* _What is asked_:
Restate exactly the lines of the entries below, beginning with the first and ending with the line that holds "import seaborn as sns". Pictures are not copied.

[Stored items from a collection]
·····

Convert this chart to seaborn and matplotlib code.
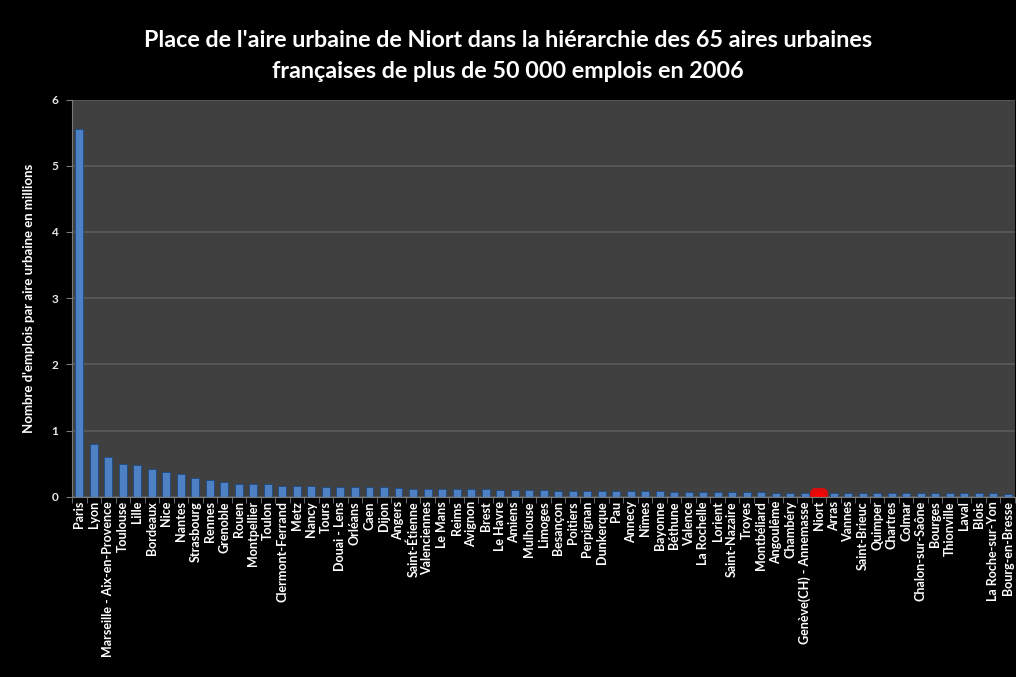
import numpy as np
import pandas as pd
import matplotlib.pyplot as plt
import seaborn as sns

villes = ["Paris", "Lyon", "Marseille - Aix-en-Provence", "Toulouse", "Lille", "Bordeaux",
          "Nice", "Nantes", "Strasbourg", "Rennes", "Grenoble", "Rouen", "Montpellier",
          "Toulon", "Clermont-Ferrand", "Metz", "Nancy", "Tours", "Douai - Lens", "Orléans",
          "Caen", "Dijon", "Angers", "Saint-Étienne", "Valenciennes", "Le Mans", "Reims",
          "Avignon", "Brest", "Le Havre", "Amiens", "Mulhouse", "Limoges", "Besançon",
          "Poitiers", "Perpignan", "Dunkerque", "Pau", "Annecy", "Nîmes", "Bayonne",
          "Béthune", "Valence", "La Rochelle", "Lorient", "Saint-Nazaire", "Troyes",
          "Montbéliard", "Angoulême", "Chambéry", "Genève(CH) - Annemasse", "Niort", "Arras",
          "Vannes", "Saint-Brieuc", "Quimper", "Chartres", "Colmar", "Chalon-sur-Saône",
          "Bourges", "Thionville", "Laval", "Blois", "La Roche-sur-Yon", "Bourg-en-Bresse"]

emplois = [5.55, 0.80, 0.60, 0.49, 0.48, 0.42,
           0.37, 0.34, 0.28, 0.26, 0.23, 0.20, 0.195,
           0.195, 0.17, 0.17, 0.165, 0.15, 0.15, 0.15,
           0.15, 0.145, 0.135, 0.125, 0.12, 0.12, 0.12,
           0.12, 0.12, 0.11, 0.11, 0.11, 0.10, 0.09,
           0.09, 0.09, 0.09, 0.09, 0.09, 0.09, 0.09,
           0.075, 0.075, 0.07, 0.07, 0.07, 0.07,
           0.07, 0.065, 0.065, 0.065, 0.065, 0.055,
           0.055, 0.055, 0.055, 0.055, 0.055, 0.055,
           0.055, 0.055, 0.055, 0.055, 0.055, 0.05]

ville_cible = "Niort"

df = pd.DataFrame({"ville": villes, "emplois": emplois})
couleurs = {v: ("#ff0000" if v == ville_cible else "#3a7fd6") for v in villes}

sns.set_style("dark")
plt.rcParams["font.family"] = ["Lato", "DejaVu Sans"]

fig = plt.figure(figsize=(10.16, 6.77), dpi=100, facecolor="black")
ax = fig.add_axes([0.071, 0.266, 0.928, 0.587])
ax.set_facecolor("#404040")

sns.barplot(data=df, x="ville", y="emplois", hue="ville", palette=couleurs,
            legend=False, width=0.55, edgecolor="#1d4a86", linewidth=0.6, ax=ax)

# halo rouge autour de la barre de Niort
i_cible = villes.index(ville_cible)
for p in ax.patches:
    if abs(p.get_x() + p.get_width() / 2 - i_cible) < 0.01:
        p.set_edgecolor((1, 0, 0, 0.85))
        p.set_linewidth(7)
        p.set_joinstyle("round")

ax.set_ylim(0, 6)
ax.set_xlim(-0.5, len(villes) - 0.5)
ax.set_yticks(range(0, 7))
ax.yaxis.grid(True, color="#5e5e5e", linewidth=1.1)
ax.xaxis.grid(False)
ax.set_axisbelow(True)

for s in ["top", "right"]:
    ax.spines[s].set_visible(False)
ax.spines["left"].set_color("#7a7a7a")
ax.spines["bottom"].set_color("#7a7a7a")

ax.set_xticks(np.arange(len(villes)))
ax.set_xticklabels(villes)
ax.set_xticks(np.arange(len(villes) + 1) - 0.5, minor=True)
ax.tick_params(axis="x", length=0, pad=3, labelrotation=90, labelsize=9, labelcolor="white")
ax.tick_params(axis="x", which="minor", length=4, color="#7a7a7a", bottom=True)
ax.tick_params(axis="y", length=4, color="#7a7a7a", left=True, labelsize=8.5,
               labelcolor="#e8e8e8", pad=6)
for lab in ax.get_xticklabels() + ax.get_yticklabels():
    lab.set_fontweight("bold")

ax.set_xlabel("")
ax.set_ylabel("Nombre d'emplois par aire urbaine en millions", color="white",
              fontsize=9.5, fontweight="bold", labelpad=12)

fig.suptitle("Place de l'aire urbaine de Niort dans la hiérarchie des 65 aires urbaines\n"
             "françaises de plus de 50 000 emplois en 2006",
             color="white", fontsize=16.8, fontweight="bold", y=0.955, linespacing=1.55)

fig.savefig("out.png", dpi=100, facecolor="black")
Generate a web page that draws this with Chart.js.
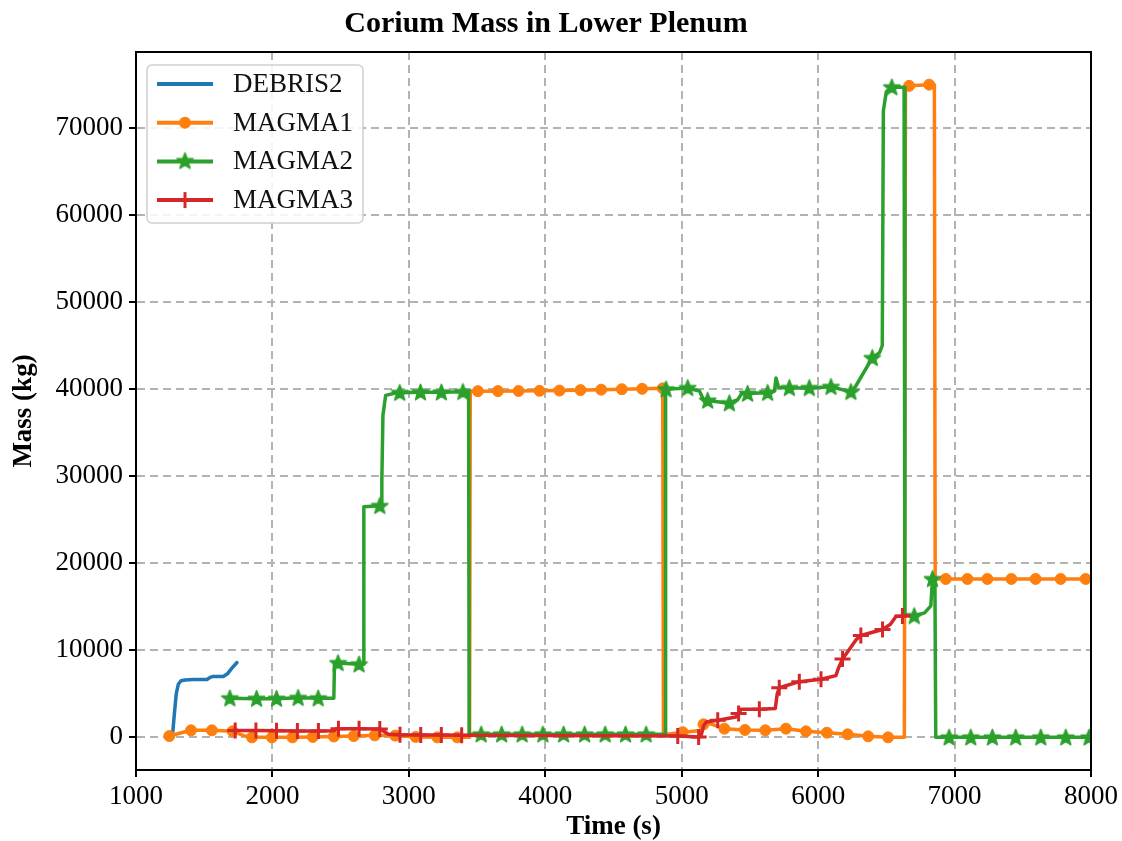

·····

* _Solution to this problem_:
Convert this chart to seaborn and matplotlib code.
import numpy as np
import pandas as pd
import matplotlib.pyplot as plt
import seaborn as sns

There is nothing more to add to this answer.